Why are the limitation rules so complicated for asbestos claims?
In most types of personal injury cases, there will have been an incident/accident date which marks the clear start of the three-year period that the person has to make a claim. In asbestos cases, the person’s exposure to asbestos may have occurred 30, 40, or 50 years ago, or even longer. Triggering the allotted three-year period will be based on the claimant’s knowledge of a related injury. But in the case of an asbestos claim, this is far more subjective, and symptoms may occur for some time before a diagnosis is made.
This frequently leaves people who are suffering from asbestos-related injuries open to arguments from defendants regarding the date they say the person ‘ought to have known they were suffering from an asbestos-related illness.

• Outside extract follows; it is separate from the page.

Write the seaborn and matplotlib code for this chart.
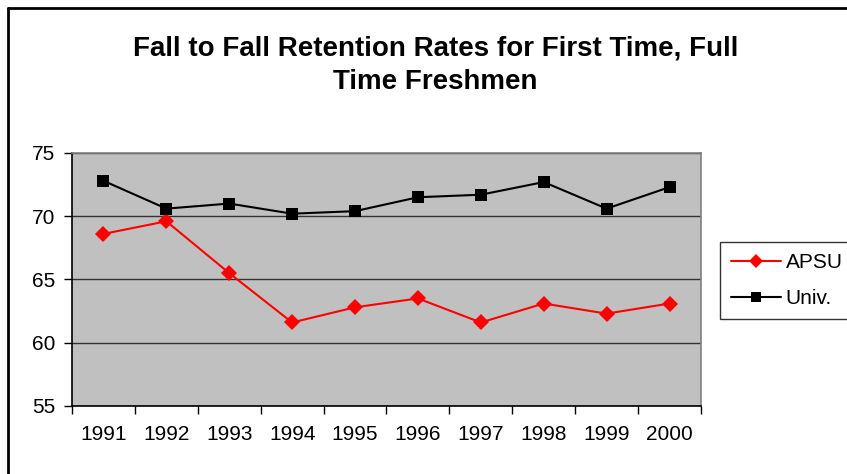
import pandas as pd
import seaborn as sns
import matplotlib
import matplotlib.pyplot as plt
from matplotlib.lines import Line2D

matplotlib.use('Agg')

years = [1991, 1992, 1993, 1994, 1995, 1996, 1997, 1998, 1999, 2000]
apsu = [68.6, 69.6, 65.5, 61.6, 62.8, 63.5, 61.6, 63.1, 62.3, 63.1]
univ = [72.8, 70.6, 71.0, 70.2, 70.4, 71.5, 71.7, 72.7, 70.6, 72.3]
series_names = ['APSU', 'Univ.']
y_ticks = [55, 60, 65, 70, 75]

df = pd.DataFrame({
    'year': years * 2,
    'rate': apsu + univ,
    'group': [series_names[0]] * len(years) + [series_names[1]] * len(years),
})

sns.set_style('white')
plt.rcParams['font.family'] = ['Liberation Sans', 'DejaVu Sans']
plt.rcParams['text.color'] = 'black'
plt.rcParams['xtick.color'] = 'black'
plt.rcParams['ytick.color'] = 'black'

fig = plt.figure(figsize=(8.47, 4.74), dpi=100)
ax = fig.add_axes([0.085, 0.1435, 0.7426, 0.5338])
ax.set_facecolor('#c0c0c0')

sns.lineplot(data=df, x='year', y='rate', hue='group', style='group',
             palette={'APSU': '#ff0000', 'Univ.': '#000000'},
             markers={'APSU': 'D', 'Univ.': 's'}, dashes=False,
             markersize=8, linewidth=1.5, markeredgewidth=0,
             ax=ax, legend=False)

ax.set_xlim(1990.5, 2000.5)
ax.set_ylim(55, 75)
ax.set_yticks(y_ticks)
ax.set_xticks(years)
ax.set_xticks([y + 0.5 for y in [1990] + years], minor=True)
ax.tick_params(axis='x', which='major', bottom=True, length=0, pad=14, labelsize=15)
ax.tick_params(axis='x', which='minor', bottom=True, length=6, width=1, direction='out')
ax.tick_params(axis='y', left=True, length=6, width=1, direction='out', pad=6, labelsize=15)
ax.set_xlabel('')
ax.set_ylabel('')
ax.yaxis.grid(True, color='#333333', linewidth=1)
ax.set_axisbelow(True)

for side in ['top', 'right']:
    ax.spines[side].set_color('#808080')
    ax.spines[side].set_linewidth(1.2)
for side in ['left', 'bottom']:
    ax.spines[side].set_color('black')
    ax.spines[side].set_linewidth(1.2)

handles = [
    Line2D([], [], color='#ff0000', marker='D', markersize=7, markeredgewidth=0, linewidth=1.5),
    Line2D([], [], color='#000000', marker='s', markersize=7, markeredgewidth=0, linewidth=1.5),
]
leg = fig.legend(handles, series_names, loc='upper left', bbox_to_anchor=(0.85, 0.49),
                 frameon=True, fancybox=False, fontsize=15, handlelength=2.4,
                 handletextpad=0.2, borderpad=0.55, borderaxespad=0, labelspacing=0.8)
leg.get_frame().set_edgecolor('black')
leg.get_frame().set_linewidth(1)

fig.text(0.514, 0.862, 'Fall to Fall Retention Rates for First Time, Full\nTime Freshmen',
         ha='center', va='center', fontsize=20, fontweight='bold', linespacing=1.4)

# outer chart border (only left and top show in the crop)
fig.add_artist(Line2D([8 / 847, 8 / 847], [0, 1 - 8 / 474], transform=fig.transFigure,
                      color='black', linewidth=2))
fig.add_artist(Line2D([8 / 847, 1], [1 - 8 / 474, 1 - 8 / 474], transform=fig.transFigure,
                      color='black', linewidth=2))

fig.savefig('out.png', dpi=100)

Why do limitation rules affect asbestos sufferers' disproportionality compared to those with other types of claim?
Because someone can develop multiple asbestos-related illnesses at different stages in their lives, with different levels of severity. Some people with minor symptoms may decide not to pursue a claim.
However, the same person, if diagnosed with terminal mesothelioma caused by the same historical asbestos exposure and who needs care and assistance may decide to make a claim. They may do some research and discover there are medical treatments that could be funded by making a compensation claim, that are not currently funded via the NHS. However, if they were diagnosed with the earlier condition more than three years before being diagnosed with mesothelioma, technically the claim might already be out of time by the time they relieve that diagnosis.
Had the affected person sought advice within three years of the first diagnosis, a specialist solicitor could have advised him about the potential need to obtain a provisional settlement order from the court preserving his /hers right to bring further future claims if his condition worsened, or if he developed another asbestos-related illness at a later date. The position feels very unjust in these types of cases. However, The Court has considered many asbestos claims to be out of date, on the basis that the claimant did not make a claim in time for an earlier asbestos-related injury. This has left some mesothelioma sufferers unable to obtain compensation purely on this basis.
Why are these limitations in place?
These rules are in place to bring certainty to potential defendants that claims cannot be brought against them indefinitely. The Courts have to apply the limitation rules as they are set out in the Limitation Act 1980. The Court is able to make some exceptions, which are also set out in the same legislation but these exceptions are narrow and will not assist everyone.
If somebody comes to JCP with a claim that is potentially out of time, we will always explore every possibility for them and advise them on the specific facts of their case.